(Reuters) – JetBlue Airways (O:JBLU) will continue limiting the number of seats it sells on each flight into early next year, Chief Executive Robin Hayes told Reuters on Wednesday, citing the role the policy plays in customer confidence.
The decision sets it apart from low-cost peer Southwest Airlines (N:LUV), which last week said it would stop blocking middle seats on Dec. 1, referencing recent medical research showing that the risk of contracting the coronavirus on airplanes is very low.
“Our view is that over the course of time the seat caps will go, but right now it’s a very important issue for customer perception,” Hayes said in an interview.
Hayes warned, however, that the policy is “incredibly expensive, especially in an industry that’s struggling.”

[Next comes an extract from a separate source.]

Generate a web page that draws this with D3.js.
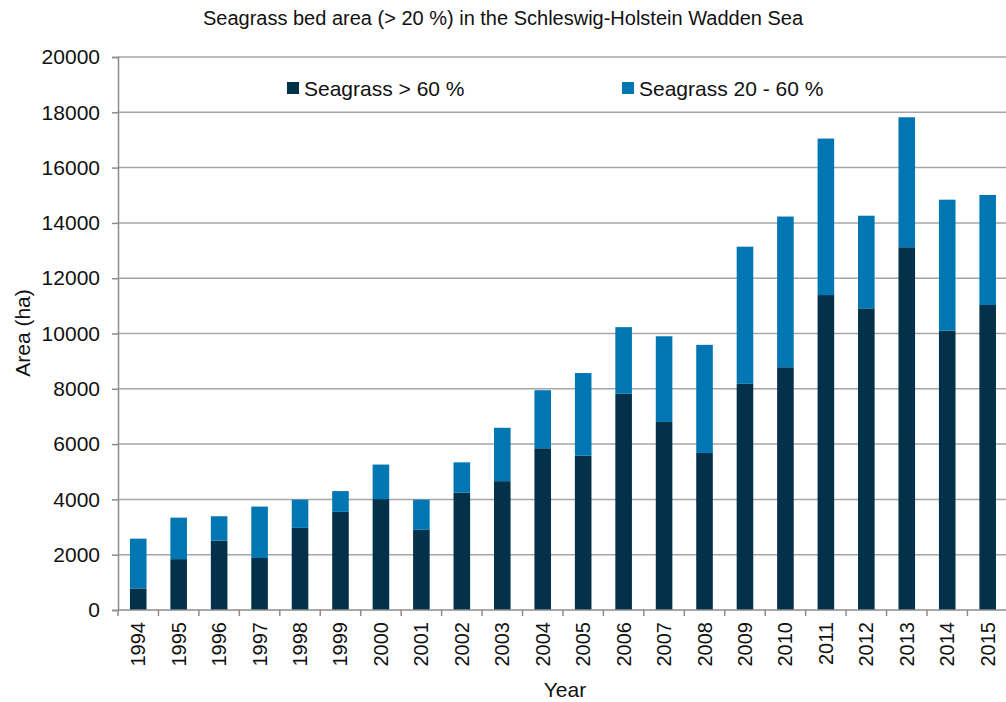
<!DOCTYPE html>
<html lang="en">
<head>
<meta charset="UTF-8" />
<title>Seagrass bed area</title>
<script src="https://d3js.org/d3.v7.min.js"></script>
<style>
  body { margin: 0; background: #fff; }
  svg { display: block; font-family: "Liberation Sans", Arial, sans-serif; }
</style>
</head>
<body>
<svg id="chart" width="1006" height="702"></svg>
<script>
const years = ['1994','1995','1996','1997','1998','1999','2000','2001','2002','2003','2004',
               '2005','2006','2007','2008','2009','2010','2011','2012','2013','2014','2015'];
// Seagrass > 60 % (ha)
const dense = [780, 1840, 2510, 1880, 2970, 3550, 4010, 2900, 4240, 4660, 5850,
               5580, 7820, 6800, 5680, 8180, 8780, 11390, 10910, 13120, 10100, 11030];
// total (> 20 %), the 20 - 60 % part is total minus dense
const total = [2580, 3340, 3390, 3740, 3990, 4300, 5260, 3990, 5340, 6590, 7950,
               8570, 10230, 9900, 9590, 13140, 14230, 17050, 14260, 17820, 14840, 15010];
const sparse = total.map((t, i) => t - dense[i]);
const yTicks = [0, 2000, 4000, 6000, 8000, 10000, 12000, 14000, 16000, 18000, 20000];
const seriesNames = ['Seagrass > 60 %', 'Seagrass 20 - 60 %'];
const colors = ['#023149', '#0077b3'];

const svg = d3.select('#chart');
const plotLeft = 118, plotTop = 57, plotBottom = 610;
const bandStep = 40.45;

const x = d3.scaleBand().domain(years).range([plotLeft, plotLeft + bandStep * years.length]).paddingInner(0.59).paddingOuter(0.295);
const y = d3.scaleLinear().domain([0, 20000]).range([plotBottom, plotTop]);

// title
svg.append('text').attr('x', 503).attr('y', 25).attr('text-anchor', 'middle')
  .attr('font-size', 20).attr('fill', '#111')
  .text('Seagrass bed area (> 20 %) in the Schleswig-Holstein Wadden Sea');

// gridlines
svg.append('g').selectAll('line').data(yTicks.filter(d => d > 0)).join('line')
  .attr('x1', plotLeft).attr('x2', 1006)
  .attr('y1', d => y(d)).attr('y2', d => y(d))
  .attr('stroke', '#a6a6a6').attr('stroke-width', 1.5);

// y axis
const yAxis = svg.append('g').attr('transform', `translate(${plotLeft},0)`)
  .call(d3.axisLeft(y).tickValues(yTicks).tickSize(6).tickPadding(12).tickFormat(d3.format('d')));
yAxis.select('.domain').attr('stroke', '#8c8c8c').attr('stroke-width', 1.5);
yAxis.selectAll('.tick line').attr('stroke', '#8c8c8c').attr('stroke-width', 1.5);
yAxis.selectAll('.tick text').attr('font-size', 21).attr('fill', '#111').attr('font-family', '"Liberation Sans", Arial, sans-serif');

// bars
const stackData = years.map((yr, i) => ({ year: yr, dense: dense[i], sparse: sparse[i] }));
const stacked = d3.stack().keys(['dense', 'sparse'])(stackData);
svg.append('g').selectAll('g').data(stacked).join('g')
  .attr('fill', (d, i) => colors[i])
  .selectAll('rect').data(d => d).join('rect')
  .attr('x', d => x(d.data.year))
  .attr('width', x.bandwidth())
  .attr('y', d => y(d[1]))
  .attr('height', d => y(d[0]) - y(d[1]));

// x axis
const xAxis = svg.append('g').attr('transform', `translate(0,${plotBottom})`);
xAxis.append('line').attr('x1', plotLeft).attr('x2', 1006).attr('y1', 0).attr('y2', 0)
  .attr('stroke', '#8c8c8c').attr('stroke-width', 1.5);
xAxis.selectAll('line.tk').data(d3.range(years.length + 1)).join('line').attr('class', 'tk')
  .attr('x1', i => plotLeft + i * bandStep).attr('x2', i => plotLeft + i * bandStep)
  .attr('y1', 0).attr('y2', 6)
  .attr('stroke', '#8c8c8c').attr('stroke-width', 1.5);
xAxis.selectAll('text').data(years).join('text')
  .attr('transform', d => `translate(${x(d) + x.bandwidth() / 2 + 7},12) rotate(-90)`)
  .attr('text-anchor', 'end').attr('font-size', 20).attr('fill', '#111')
  .text(d => d);

// axis titles
svg.append('text').attr('transform', 'translate(30,333) rotate(-90)').attr('text-anchor', 'middle')
  .attr('font-size', 21).attr('fill', '#111').text('Area (ha)');
svg.append('text').attr('x', 565).attr('y', 697).attr('text-anchor', 'middle')
  .attr('font-size', 21).attr('fill', '#111').text('Year');

// legend
const legendX = [287, 622];
const legend = svg.append('g').selectAll('g').data(seriesNames).join('g')
  .attr('transform', (d, i) => `translate(${legendX[i]},82)`);
legend.append('rect').attr('width', 12).attr('height', 12).attr('fill', (d, i) => colors[i]);
legend.append('text').attr('x', 17).attr('y', 14).attr('font-size', 21).attr('fill', '#111').text(d => d);
</script>
</body>
</html>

JetBlue posted on Tuesday a $393 million net loss in the third quarter as a slump in travel demand due to the pandemic hit revenues. Like other airlines it is burning millions of dollars of cash every day.
Hayes said he expects JetBlue’s business to be “largely recovered” by the end of next year given the low-cost carrier’s focus on domestic leisure travel, which is expected to recover before corporate and international travel.
Business travel accounts for less than 20% of JetBlue’s flying, he said.
JetBlue, which is currently capping its seating capacity on flights at 70%, will review the policy in the first quarter of 2021, Hayes said.
Among other airlines, Delta Air Lines (N:DAL) and Alaska Airlines (N:ALK) will continue restricting seating capacity on their planes through at least Jan. 6. Hawaiian Airlines (O:HA) is also blocking seats, while American Airlines (O:AAL) and United Airlines (O:UAL) are not.